**Description of the task**
From the listing below, copy word for word every line starting at the one that includes "Output the web" and ending at the one that includes "const coefBR = [0.62, 0.56, 0.25, 0.29];"; the pictures are omitted.

**Figure scripts**
------
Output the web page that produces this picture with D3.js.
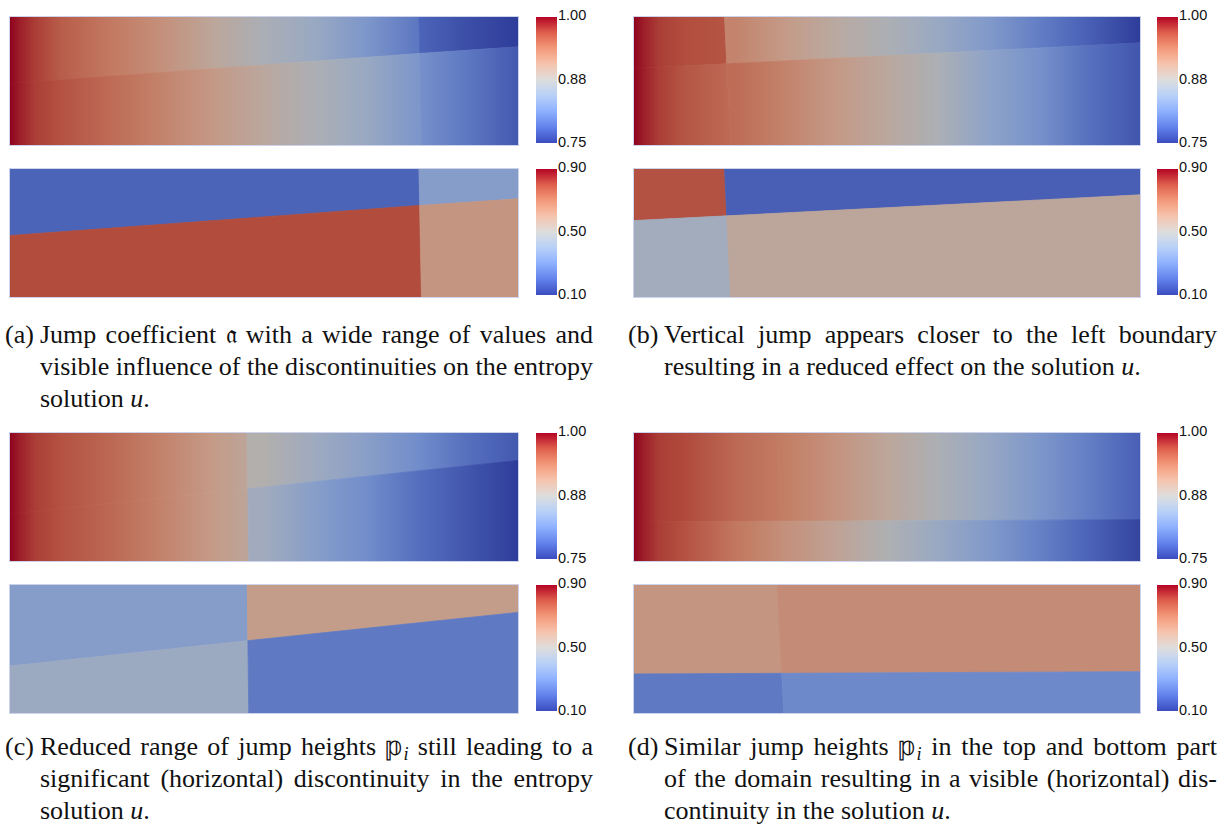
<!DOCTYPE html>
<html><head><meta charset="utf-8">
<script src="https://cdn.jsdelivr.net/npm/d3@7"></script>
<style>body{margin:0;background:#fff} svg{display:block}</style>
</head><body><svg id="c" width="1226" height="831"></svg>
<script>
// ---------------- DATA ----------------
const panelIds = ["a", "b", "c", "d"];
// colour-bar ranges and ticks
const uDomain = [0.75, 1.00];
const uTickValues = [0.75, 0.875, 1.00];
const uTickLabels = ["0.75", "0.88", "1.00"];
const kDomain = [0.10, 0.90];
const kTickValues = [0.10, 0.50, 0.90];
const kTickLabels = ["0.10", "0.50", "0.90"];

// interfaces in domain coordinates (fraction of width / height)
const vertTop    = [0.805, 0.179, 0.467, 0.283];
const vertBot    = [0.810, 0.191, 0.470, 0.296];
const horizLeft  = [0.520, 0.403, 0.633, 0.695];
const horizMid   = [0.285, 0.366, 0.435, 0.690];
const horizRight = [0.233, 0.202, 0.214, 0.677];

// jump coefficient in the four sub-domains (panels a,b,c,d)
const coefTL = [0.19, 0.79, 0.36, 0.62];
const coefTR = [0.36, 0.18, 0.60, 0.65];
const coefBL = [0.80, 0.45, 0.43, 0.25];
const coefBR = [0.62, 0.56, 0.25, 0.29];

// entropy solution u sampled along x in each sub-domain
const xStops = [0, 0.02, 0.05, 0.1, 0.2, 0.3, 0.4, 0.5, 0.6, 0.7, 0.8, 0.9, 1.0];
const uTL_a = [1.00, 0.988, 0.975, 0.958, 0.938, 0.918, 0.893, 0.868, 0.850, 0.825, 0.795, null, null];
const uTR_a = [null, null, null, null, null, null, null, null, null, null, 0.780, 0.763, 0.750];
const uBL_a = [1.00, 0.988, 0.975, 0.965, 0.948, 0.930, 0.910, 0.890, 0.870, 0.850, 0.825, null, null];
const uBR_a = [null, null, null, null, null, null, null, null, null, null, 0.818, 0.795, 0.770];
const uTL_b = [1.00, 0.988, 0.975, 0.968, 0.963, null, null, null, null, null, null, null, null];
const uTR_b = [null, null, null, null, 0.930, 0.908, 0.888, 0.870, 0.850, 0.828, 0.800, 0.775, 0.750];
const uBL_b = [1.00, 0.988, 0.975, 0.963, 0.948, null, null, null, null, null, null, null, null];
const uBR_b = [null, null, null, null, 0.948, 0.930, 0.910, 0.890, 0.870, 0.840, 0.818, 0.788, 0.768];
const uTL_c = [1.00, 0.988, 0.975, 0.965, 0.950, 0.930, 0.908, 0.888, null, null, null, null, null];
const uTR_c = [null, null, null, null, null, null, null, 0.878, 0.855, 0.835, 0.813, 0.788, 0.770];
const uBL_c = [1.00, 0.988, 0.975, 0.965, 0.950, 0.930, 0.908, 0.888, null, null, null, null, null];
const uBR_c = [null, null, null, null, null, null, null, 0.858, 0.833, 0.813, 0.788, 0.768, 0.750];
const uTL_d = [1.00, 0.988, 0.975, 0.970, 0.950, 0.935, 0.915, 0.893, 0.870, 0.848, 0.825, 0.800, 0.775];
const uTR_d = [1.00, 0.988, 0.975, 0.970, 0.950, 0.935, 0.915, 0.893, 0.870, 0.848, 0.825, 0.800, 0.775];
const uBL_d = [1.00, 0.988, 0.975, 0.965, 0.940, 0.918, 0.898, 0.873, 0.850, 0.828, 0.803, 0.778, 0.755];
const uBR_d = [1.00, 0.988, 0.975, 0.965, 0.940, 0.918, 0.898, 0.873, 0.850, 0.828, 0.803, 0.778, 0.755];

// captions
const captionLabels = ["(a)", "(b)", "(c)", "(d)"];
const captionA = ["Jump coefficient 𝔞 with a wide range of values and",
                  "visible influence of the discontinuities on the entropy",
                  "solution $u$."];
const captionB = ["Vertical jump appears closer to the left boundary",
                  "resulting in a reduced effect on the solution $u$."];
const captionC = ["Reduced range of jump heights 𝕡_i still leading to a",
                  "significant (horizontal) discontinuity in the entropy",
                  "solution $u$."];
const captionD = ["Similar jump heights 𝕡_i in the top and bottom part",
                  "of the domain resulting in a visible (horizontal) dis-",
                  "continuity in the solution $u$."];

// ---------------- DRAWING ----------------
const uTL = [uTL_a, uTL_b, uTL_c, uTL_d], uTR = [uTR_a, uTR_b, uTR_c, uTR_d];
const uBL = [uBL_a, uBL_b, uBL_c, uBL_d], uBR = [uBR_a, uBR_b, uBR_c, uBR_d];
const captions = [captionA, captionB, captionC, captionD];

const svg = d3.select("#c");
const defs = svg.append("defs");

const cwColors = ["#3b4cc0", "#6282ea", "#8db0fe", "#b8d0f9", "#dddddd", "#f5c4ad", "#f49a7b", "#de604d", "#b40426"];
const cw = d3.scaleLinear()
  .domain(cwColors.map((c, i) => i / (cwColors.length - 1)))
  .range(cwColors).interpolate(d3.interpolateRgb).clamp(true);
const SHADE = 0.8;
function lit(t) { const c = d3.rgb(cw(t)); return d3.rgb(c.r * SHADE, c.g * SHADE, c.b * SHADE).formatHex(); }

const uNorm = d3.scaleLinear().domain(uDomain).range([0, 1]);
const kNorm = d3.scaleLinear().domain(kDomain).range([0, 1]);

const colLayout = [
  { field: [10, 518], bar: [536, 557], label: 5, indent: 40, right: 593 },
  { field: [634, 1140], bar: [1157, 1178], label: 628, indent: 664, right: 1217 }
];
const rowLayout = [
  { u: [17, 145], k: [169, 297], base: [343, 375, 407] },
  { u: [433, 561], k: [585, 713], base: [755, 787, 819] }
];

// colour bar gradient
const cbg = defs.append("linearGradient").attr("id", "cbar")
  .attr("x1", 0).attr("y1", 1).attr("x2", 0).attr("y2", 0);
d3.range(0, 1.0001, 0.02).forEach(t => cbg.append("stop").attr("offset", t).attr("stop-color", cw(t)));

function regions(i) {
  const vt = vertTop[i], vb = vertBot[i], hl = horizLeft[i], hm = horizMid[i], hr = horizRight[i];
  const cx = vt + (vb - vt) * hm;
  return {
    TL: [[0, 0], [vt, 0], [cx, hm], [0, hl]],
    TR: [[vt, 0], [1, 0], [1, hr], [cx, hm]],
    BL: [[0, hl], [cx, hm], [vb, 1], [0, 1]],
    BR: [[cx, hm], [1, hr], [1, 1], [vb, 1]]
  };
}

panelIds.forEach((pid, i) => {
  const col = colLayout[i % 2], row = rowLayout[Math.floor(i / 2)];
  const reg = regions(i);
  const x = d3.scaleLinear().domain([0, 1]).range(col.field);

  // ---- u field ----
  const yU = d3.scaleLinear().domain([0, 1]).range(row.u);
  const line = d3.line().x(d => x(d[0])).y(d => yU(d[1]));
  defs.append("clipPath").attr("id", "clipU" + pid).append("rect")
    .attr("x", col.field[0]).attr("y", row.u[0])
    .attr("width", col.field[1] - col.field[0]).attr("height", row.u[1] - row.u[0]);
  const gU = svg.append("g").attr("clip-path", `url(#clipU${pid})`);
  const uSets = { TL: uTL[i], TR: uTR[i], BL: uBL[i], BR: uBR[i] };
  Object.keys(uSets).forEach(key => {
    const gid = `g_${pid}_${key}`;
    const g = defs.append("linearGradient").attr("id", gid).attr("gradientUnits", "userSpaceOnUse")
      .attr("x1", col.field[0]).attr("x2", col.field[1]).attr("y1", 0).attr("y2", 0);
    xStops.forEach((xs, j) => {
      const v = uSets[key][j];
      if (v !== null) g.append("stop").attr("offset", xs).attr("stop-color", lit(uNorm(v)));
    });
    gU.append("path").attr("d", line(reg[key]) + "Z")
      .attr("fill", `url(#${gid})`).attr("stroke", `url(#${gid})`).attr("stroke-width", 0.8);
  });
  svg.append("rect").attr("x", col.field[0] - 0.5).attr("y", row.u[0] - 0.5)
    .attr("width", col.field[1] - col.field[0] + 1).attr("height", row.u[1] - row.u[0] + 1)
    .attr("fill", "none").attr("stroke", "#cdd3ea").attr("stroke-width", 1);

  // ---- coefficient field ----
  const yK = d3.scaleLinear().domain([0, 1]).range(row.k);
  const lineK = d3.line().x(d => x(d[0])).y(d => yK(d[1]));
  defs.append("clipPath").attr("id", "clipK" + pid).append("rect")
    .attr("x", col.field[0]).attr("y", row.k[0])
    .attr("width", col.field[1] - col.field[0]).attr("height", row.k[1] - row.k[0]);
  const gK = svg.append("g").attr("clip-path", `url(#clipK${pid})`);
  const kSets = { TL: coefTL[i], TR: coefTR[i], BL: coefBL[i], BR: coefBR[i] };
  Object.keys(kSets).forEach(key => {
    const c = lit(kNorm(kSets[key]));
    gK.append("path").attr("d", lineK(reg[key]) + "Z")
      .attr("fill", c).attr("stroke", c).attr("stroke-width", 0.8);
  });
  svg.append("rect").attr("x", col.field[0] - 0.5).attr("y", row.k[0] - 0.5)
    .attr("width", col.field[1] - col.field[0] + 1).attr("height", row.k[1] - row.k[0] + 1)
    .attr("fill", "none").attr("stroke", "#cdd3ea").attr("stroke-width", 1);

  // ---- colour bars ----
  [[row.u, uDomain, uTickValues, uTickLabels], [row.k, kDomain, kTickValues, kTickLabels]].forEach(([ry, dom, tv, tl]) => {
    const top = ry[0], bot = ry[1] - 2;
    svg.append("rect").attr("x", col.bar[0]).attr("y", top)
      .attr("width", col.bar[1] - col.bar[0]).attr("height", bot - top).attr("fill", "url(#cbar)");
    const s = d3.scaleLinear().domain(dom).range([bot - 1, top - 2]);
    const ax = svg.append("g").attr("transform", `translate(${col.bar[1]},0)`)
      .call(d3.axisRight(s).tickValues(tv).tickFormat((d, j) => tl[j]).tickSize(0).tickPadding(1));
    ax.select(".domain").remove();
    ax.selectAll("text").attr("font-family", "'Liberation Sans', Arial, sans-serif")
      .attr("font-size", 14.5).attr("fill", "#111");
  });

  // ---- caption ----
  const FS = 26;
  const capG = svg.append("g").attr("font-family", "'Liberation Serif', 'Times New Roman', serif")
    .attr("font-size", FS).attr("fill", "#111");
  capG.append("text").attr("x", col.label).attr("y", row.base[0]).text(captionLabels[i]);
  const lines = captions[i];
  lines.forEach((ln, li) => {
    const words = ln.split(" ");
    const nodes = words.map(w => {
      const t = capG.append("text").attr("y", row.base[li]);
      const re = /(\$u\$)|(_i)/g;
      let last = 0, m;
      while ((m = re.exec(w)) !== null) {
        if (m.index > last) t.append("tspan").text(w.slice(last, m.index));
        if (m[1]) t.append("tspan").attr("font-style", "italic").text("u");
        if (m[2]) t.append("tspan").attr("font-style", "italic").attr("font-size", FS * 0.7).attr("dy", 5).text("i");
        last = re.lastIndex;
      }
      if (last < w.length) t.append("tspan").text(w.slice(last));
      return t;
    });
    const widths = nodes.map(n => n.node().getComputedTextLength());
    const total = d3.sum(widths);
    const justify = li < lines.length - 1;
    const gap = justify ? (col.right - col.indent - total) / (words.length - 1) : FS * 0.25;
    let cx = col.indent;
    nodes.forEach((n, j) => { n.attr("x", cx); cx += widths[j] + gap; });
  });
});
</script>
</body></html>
------
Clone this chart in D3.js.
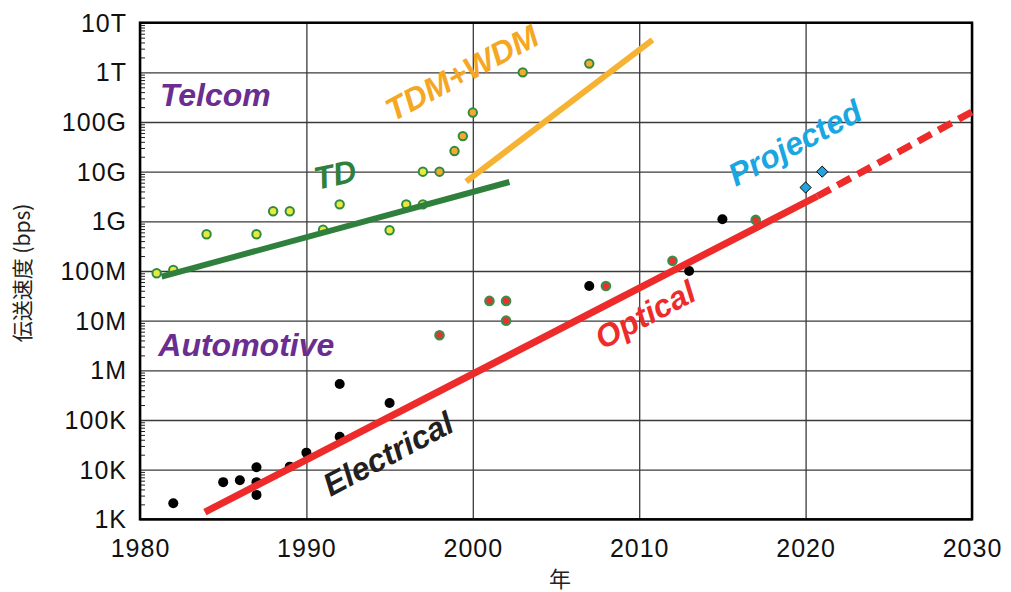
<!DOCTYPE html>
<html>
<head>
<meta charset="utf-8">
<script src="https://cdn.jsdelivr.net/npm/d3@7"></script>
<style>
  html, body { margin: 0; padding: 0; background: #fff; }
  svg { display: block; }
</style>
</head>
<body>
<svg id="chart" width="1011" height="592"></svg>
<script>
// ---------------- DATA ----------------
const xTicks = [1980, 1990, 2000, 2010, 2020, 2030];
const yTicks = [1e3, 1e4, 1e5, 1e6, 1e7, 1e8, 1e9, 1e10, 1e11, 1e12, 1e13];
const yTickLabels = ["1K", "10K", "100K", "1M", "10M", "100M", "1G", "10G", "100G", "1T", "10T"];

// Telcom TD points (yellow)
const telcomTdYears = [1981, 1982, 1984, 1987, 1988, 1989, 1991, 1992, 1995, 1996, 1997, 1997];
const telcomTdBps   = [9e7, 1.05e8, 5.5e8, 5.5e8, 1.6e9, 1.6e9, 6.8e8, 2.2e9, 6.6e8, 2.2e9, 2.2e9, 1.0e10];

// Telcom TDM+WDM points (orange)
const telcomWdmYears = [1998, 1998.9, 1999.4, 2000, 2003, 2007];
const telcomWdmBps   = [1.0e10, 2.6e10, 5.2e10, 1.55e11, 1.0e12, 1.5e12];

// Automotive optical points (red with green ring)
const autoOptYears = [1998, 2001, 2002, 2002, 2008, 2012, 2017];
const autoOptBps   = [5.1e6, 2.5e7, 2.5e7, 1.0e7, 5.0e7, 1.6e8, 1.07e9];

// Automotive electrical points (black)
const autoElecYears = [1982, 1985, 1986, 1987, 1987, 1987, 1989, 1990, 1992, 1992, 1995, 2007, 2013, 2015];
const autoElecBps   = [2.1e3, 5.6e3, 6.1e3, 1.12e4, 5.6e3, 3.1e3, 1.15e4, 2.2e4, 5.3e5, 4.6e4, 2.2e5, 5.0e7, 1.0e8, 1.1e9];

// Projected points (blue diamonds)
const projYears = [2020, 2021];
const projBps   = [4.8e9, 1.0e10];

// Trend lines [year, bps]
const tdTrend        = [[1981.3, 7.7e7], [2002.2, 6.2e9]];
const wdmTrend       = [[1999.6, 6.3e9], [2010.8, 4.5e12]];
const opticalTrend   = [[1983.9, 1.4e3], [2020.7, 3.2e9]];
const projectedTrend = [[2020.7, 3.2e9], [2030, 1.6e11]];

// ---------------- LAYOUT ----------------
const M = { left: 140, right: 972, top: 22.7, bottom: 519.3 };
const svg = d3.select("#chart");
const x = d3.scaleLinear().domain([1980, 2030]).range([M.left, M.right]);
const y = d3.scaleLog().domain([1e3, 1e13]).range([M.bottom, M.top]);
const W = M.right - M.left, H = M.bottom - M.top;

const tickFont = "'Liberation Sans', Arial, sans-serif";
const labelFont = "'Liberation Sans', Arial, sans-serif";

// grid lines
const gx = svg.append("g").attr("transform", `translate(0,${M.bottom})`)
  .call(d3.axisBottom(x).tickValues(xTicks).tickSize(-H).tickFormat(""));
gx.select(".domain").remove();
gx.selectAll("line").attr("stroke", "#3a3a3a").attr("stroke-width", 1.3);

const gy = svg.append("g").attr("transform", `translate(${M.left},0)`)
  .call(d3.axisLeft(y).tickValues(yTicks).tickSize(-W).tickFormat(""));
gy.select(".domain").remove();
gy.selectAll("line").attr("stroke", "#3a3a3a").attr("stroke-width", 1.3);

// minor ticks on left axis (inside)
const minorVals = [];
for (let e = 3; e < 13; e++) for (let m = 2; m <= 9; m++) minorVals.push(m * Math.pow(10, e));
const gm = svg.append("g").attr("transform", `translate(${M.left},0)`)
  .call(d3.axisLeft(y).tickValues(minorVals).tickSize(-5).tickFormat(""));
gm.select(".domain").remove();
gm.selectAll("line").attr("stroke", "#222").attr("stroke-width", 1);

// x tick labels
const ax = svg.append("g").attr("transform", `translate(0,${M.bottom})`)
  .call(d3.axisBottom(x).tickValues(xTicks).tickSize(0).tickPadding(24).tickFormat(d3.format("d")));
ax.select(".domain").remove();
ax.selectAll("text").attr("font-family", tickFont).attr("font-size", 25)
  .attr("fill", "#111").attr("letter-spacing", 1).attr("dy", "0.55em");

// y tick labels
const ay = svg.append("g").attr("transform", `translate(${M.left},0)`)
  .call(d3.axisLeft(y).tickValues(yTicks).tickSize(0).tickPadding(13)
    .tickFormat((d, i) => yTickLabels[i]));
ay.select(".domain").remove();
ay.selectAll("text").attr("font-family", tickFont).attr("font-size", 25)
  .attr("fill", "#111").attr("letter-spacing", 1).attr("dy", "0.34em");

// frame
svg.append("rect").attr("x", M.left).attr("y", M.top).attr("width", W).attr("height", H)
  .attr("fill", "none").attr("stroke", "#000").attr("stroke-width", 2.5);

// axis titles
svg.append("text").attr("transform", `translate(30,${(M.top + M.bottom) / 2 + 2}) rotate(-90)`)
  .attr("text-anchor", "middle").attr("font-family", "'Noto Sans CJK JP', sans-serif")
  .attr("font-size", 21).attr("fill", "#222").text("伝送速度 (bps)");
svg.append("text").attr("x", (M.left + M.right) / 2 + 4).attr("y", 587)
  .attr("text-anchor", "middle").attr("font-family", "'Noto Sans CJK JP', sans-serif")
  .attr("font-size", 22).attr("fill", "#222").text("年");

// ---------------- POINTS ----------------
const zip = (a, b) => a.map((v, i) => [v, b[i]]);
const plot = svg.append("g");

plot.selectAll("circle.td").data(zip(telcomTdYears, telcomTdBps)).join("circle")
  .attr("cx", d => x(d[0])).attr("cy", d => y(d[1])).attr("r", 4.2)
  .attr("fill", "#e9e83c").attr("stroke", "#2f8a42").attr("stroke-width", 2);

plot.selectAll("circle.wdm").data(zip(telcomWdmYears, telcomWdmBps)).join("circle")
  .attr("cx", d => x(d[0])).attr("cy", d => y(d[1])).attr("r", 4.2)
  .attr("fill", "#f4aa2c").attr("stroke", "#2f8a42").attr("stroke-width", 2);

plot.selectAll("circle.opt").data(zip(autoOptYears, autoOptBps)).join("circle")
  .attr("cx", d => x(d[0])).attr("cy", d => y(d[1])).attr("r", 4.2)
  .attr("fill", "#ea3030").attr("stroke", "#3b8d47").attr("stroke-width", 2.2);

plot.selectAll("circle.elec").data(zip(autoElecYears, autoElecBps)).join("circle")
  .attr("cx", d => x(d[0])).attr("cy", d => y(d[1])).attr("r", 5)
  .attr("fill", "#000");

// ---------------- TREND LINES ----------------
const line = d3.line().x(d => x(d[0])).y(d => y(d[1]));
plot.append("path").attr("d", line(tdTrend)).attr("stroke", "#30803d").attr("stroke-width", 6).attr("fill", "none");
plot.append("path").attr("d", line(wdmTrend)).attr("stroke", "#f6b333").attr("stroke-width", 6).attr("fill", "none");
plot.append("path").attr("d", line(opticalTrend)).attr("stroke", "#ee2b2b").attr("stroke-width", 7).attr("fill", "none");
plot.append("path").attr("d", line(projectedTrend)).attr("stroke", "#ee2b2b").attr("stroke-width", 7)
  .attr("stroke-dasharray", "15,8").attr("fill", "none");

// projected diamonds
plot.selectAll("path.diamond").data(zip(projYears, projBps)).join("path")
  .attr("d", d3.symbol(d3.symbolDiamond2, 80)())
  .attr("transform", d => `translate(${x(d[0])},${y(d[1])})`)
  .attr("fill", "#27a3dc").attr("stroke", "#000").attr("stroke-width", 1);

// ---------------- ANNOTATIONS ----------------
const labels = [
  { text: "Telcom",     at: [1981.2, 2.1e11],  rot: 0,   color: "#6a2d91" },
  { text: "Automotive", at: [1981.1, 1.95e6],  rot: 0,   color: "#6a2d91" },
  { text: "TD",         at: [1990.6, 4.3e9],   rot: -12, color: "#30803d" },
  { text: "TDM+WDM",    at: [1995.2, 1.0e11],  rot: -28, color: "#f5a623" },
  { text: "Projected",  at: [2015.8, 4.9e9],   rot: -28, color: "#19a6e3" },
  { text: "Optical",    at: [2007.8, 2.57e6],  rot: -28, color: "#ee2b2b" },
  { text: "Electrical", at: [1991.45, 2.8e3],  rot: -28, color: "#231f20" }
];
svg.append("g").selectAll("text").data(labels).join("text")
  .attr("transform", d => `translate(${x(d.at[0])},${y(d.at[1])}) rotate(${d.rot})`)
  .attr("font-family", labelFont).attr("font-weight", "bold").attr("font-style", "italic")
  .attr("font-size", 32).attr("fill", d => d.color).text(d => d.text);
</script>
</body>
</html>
------
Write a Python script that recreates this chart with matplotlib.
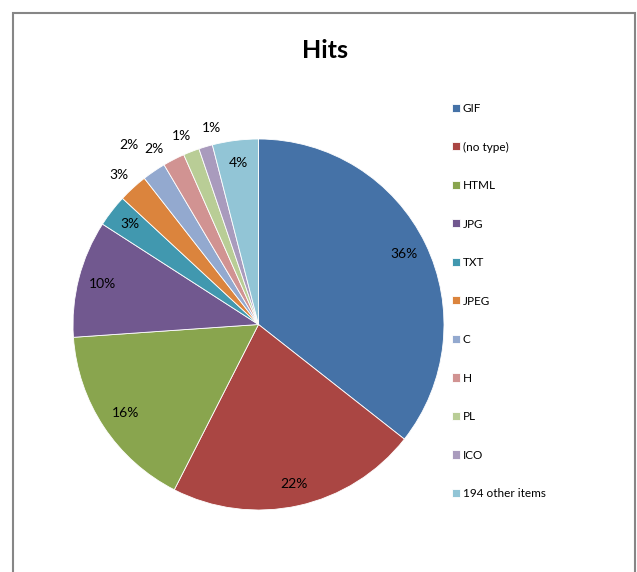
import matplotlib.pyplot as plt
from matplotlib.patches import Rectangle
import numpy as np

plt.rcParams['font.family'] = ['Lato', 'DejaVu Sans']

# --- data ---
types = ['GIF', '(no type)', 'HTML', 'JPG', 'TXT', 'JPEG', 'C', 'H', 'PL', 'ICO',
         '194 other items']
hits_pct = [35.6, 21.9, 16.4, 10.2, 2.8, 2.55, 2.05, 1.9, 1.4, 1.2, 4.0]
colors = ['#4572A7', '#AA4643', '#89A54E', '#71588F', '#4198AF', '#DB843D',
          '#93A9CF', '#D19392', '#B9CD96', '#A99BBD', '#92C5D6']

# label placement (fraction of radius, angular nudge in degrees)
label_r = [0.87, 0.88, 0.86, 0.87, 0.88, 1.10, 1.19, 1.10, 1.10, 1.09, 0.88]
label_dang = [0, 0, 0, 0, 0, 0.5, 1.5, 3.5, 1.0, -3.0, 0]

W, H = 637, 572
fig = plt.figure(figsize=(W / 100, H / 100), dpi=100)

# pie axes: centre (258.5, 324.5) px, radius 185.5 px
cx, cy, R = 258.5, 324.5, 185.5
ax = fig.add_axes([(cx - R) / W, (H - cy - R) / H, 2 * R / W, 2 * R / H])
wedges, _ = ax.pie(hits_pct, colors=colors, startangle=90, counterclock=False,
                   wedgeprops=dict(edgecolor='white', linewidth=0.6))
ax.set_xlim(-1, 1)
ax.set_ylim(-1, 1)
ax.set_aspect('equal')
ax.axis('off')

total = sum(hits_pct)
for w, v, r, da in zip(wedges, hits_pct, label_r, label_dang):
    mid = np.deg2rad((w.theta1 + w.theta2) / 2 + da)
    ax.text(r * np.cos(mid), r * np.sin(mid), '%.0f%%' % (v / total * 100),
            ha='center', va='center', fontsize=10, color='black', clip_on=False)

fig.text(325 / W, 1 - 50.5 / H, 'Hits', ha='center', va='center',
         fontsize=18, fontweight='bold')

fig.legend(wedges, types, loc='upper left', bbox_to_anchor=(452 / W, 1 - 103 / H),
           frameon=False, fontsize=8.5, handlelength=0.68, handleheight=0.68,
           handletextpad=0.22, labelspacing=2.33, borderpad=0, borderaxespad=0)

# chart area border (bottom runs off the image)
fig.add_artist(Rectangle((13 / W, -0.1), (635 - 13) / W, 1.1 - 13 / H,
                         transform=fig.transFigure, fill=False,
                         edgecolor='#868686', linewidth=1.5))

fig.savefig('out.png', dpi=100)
------
**Answer to this task**
Output the web page that produces this picture with D3.js.
<!DOCTYPE html>
<html><head><meta charset="utf-8">
<script src="https://cdn.jsdelivr.net/npm/d3@7"></script>
<style>body{margin:0;background:#fff} svg{display:block}</style>
</head><body><svg id="c" width="1226" height="831"></svg>
<script>
// ---------------- DATA ----------------
const panelIds = ["a", "b", "c", "d"];
// colour-bar ranges and ticks
const uDomain = [0.75, 1.00];
const uTickValues = [0.75, 0.875, 1.00];
const uTickLabels = ["0.75", "0.88", "1.00"];
const kDomain = [0.10, 0.90];
const kTickValues = [0.10, 0.50, 0.90];
const kTickLabels = ["0.10", "0.50", "0.90"];

// interfaces in domain coordinates (fraction of width / height)
const vertTop    = [0.805, 0.179, 0.467, 0.283];
const vertBot    = [0.810, 0.191, 0.470, 0.296];
const horizLeft  = [0.520, 0.403, 0.633, 0.695];
const horizMid   = [0.285, 0.366, 0.435, 0.690];
const horizRight = [0.233, 0.202, 0.214, 0.677];

// jump coefficient in the four sub-domains (panels a,b,c,d)
const coefTL = [0.19, 0.79, 0.36, 0.62];
const coefTR = [0.36, 0.18, 0.60, 0.65];
const coefBL = [0.80, 0.45, 0.43, 0.25];
const coefBR = [0.62, 0.56, 0.25, 0.29];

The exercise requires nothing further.